| DIRECTIONS |
Set all the material down again unchanged, without the pictures.
COLLECTED DATA start
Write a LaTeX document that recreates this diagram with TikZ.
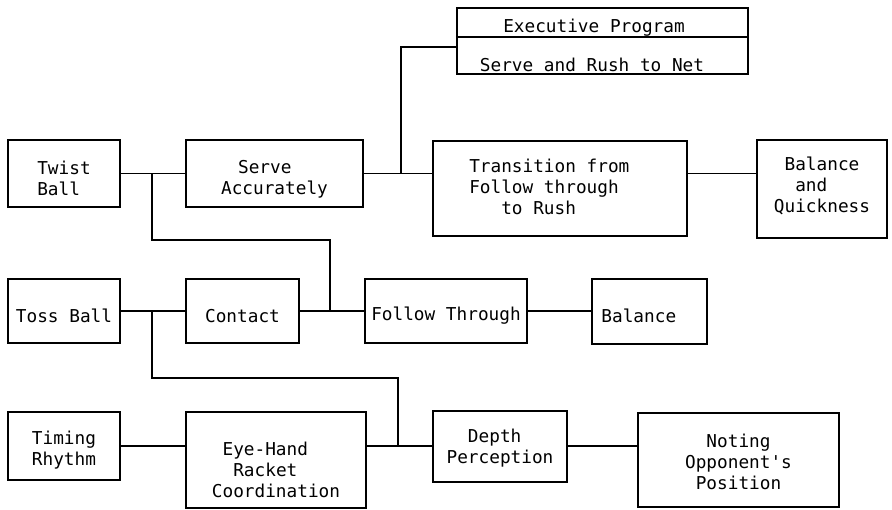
\documentclass[tikz,border=0pt]{standalone}
\usepackage{fontspec}
\setmonofont{DejaVu Sans Mono}
\newcommand\ttlabel{\ttfamily\fontsize{13.3}{15.8}\selectfont}
\begin{document}
\begin{tikzpicture}[x=0.75pt,y=-0.75pt,
  sz/.style n args={2}{minimum width=#1*0.75pt, minimum height=#2*0.75pt},
  box/.style={draw, line width=1.6pt, inner sep=0pt},
  txt/.style={inner sep=0pt, align=left, font=\ttlabel},
  down/.style={yshift=-#1*0.75pt},
  link/.style={line width=1.3pt},
  caption/.style={font=\ttlabel, anchor=base, inner sep=0pt}]
\useasboundingbox (0,0) rectangle (892,510);

% executive program box
\node[box, sz={291}{66}] (exec) at (602.5,41) {};
\coordinate (execmid) at (0,37);
\draw[link] (exec.west |- execmid) -- (exec.east |- execmid);
\node[caption] (exectitle) at (594,33) {Executive Program};
\node[caption] (execname) at (592,72) {Serve and Rush to Net};

% first row
\node[box, sz={112}{67}] (twist) at (64,173.5) {};
\node[txt, down=5] (twisttext) at (twist) {Twist\\Ball};
\node[box, sz={177}{67}] (serve) at (274.5,173.5) {};
\node[txt, down=6] (servetext) at (serve) {\hspace*{0.96em}Serve\\Accurately};
\node[box, sz={254}{95}] (trans) at (560,188.5) {};
\node[txt, down=-2] (transtext) at (trans) {Transition from\phantom{xx}\\Follow through\\\phantom{xxx}to Rush};
\node[box, sz={130}{98}] (bq) at (822,189) {};
\node[txt, down=-3] (bqtext) at (bq) {\phantom{x}Balance\\\phantom{xx}and\\Quickness};

% second row
\node[box, sz={112}{64}] (toss) at (64,311) {};
\node[txt, down=5] (tosstext) at (toss) {Toss Ball};
\node[box, sz={113}{64}] (contact) at (242.5,311) {};
\node[txt, down=5] (contacttext) at (contact) {Contact};
\node[box, sz={162}{64}] (follow) at (446,311) {};
\node[txt, down=5] (followtext) at (follow) {Follow Through};
\node[box, sz={115}{65}] (balance) at (649.5,311.5) {};
\node[txt, down=4] (balancetext) at (balance) {Balance\phantom{xx}};

% third row
\node[box, sz={112}{68}] (timing) at (64,446) {};
\node[txt, down=4] (timingtext) at (timing) {Timing\\Rhythm};
\node[box, sz={180}{96}] (eyehand) at (276,460) {};
\node[txt, down=10] (eyehandtext) at (eyehand) {\phantom{x}Eye-Hand\\\phantom{xx}Racket\\Coordination};
\node[box, sz={134}{71}] (depth) at (500,446.5) {};
\node[txt, down=2] (depthtext) at (depth) {\phantom{xx}Depth\\Perception};
\node[box, sz={201}{94}] (noting) at (738.5,460) {};
\node[txt, down=2] (notingtext) at (noting) {\phantom{xx}Noting\\Opponent's\\\phantom{x}Position};

% executive program feed
\coordinate (execfeed) at (401,47);
\draw[link] (exec.west |- execfeed) -- (execfeed) -- (execfeed |- serve.east);

% first row links
\draw[link] (twist.east) -- (serve.west);
\draw[link] (serve.east) -- (serve.east -| trans.west);
\draw[link] (trans.east |- serve.east) -- (bq.west |- serve.east);

% twist ball branch down to the second row
\coordinate (twistdrop) at (152,240);
\coordinate (contactjoin) at (330,240);
\draw[link] (twistdrop |- twist.east) -- (twistdrop) -- (contactjoin) -- (contactjoin |- contact.east);

% second row links
\draw[link] (toss.east) -- (contact.west);
\draw[link] (contact.east) -- (follow.west);
\draw[link] (follow.east) -- (balance.west |- follow.east);

% toss ball branch down to the third row
\coordinate (tossdrop) at (152,378);
\coordinate (depthjoin) at (398,378);
\draw[link] (tossdrop |- toss.east) -- (tossdrop) -- (depthjoin) -- (depthjoin |- timing.east);

% third row links
\draw[link] (timing.east) -- (timing.east -| eyehand.west);
\draw[link] (eyehand.east |- timing.east) -- (depth.west |- timing.east);
\draw[link] (depth.east |- timing.east) -- (noting.west |- timing.east);
\end{tikzpicture}
\end{document}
COLLECTED DATA end
| RESULT BELOW |
Write a LaTeX document that recreates this diagram with TikZ.
\documentclass[tikz,border=0pt]{standalone}
\usepackage{fontspec}
\setmonofont{DejaVu Sans Mono}
\newcommand\ttlabel{\ttfamily\fontsize{13.3}{15.8}\selectfont}
\begin{document}
\begin{tikzpicture}[x=0.75pt,y=-0.75pt,
  sz/.style n args={2}{minimum width=#1*0.75pt, minimum height=#2*0.75pt},
  box/.style={draw, line width=1.6pt, inner sep=0pt},
  txt/.style={inner sep=0pt, align=left, font=\ttlabel},
  down/.style={yshift=-#1*0.75pt},
  link/.style={line width=1.3pt},
  caption/.style={font=\ttlabel, anchor=base, inner sep=0pt}]
\useasboundingbox (0,0) rectangle (892,510);

% executive program box
\node[box, sz={291}{66}] (exec) at (602.5,41) {};
\coordinate (execmid) at (0,37);
\draw[link] (exec.west |- execmid) -- (exec.east |- execmid);
\node[caption] (exectitle) at (594,33) {Executive Program};
\node[caption] (execname) at (592,72) {Serve and Rush to Net};

% first row
\node[box, sz={112}{67}] (twist) at (64,173.5) {};
\node[txt, down=5] (twisttext) at (twist) {Twist\\Ball};
\node[box, sz={177}{67}] (serve) at (274.5,173.5) {};
\node[txt, down=6] (servetext) at (serve) {\hspace*{0.96em}Serve\\Accurately};
\node[box, sz={254}{95}] (trans) at (560,188.5) {};
\node[txt, down=-2] (transtext) at (trans) {Transition from\phantom{xx}\\Follow through\\\phantom{xxx}to Rush};
\node[box, sz={130}{98}] (bq) at (822,189) {};
\node[txt, down=-3] (bqtext) at (bq) {\phantom{x}Balance\\\phantom{xx}and\\Quickness};

% second row
\node[box, sz={112}{64}] (toss) at (64,311) {};
\node[txt, down=5] (tosstext) at (toss) {Toss Ball};
\node[box, sz={113}{64}] (contact) at (242.5,311) {};
\node[txt, down=5] (contacttext) at (contact) {Contact};
\node[box, sz={162}{64}] (follow) at (446,311) {};
\node[txt, down=5] (followtext) at (follow) {Follow Through};
\node[box, sz={115}{65}] (balance) at (649.5,311.5) {};
\node[txt, down=4] (balancetext) at (balance) {Balance\phantom{xx}};

% third row
\node[box, sz={112}{68}] (timing) at (64,446) {};
\node[txt, down=4] (timingtext) at (timing) {Timing\\Rhythm};
\node[box, sz={180}{96}] (eyehand) at (276,460) {};
\node[txt, down=10] (eyehandtext) at (eyehand) {\phantom{x}Eye-Hand\\\phantom{xx}Racket\\Coordination};
\node[box, sz={134}{71}] (depth) at (500,446.5) {};
\node[txt, down=2] (depthtext) at (depth) {\phantom{xx}Depth\\Perception};
\node[box, sz={201}{94}] (noting) at (738.5,460) {};
\node[txt, down=2] (notingtext) at (noting) {\phantom{xx}Noting\\Opponent's\\\phantom{x}Position};

% executive program feed
\coordinate (execfeed) at (401,47);
\draw[link] (exec.west |- execfeed) -- (execfeed) -- (execfeed |- serve.east);

% first row links
\draw[link] (twist.east) -- (serve.west);
\draw[link] (serve.east) -- (serve.east -| trans.west);
\draw[link] (trans.east |- serve.east) -- (bq.west |- serve.east);

% twist ball branch down to the second row
\coordinate (twistdrop) at (152,240);
\coordinate (contactjoin) at (330,240);
\draw[link] (twistdrop |- twist.east) -- (twistdrop) -- (contactjoin) -- (contactjoin |- contact.east);

% second row links
\draw[link] (toss.east) -- (contact.west);
\draw[link] (contact.east) -- (follow.west);
\draw[link] (follow.east) -- (balance.west |- follow.east);

% toss ball branch down to the third row
\coordinate (tossdrop) at (152,378);
\coordinate (depthjoin) at (398,378);
\draw[link] (tossdrop |- toss.east) -- (tossdrop) -- (depthjoin) -- (depthjoin |- timing.east);

% third row links
\draw[link] (timing.east) -- (timing.east -| eyehand.west);
\draw[link] (eyehand.east |- timing.east) -- (depth.west |- timing.east);
\draw[link] (depth.east |- timing.east) -- (noting.west |- timing.east);
\end{tikzpicture}
\end{document}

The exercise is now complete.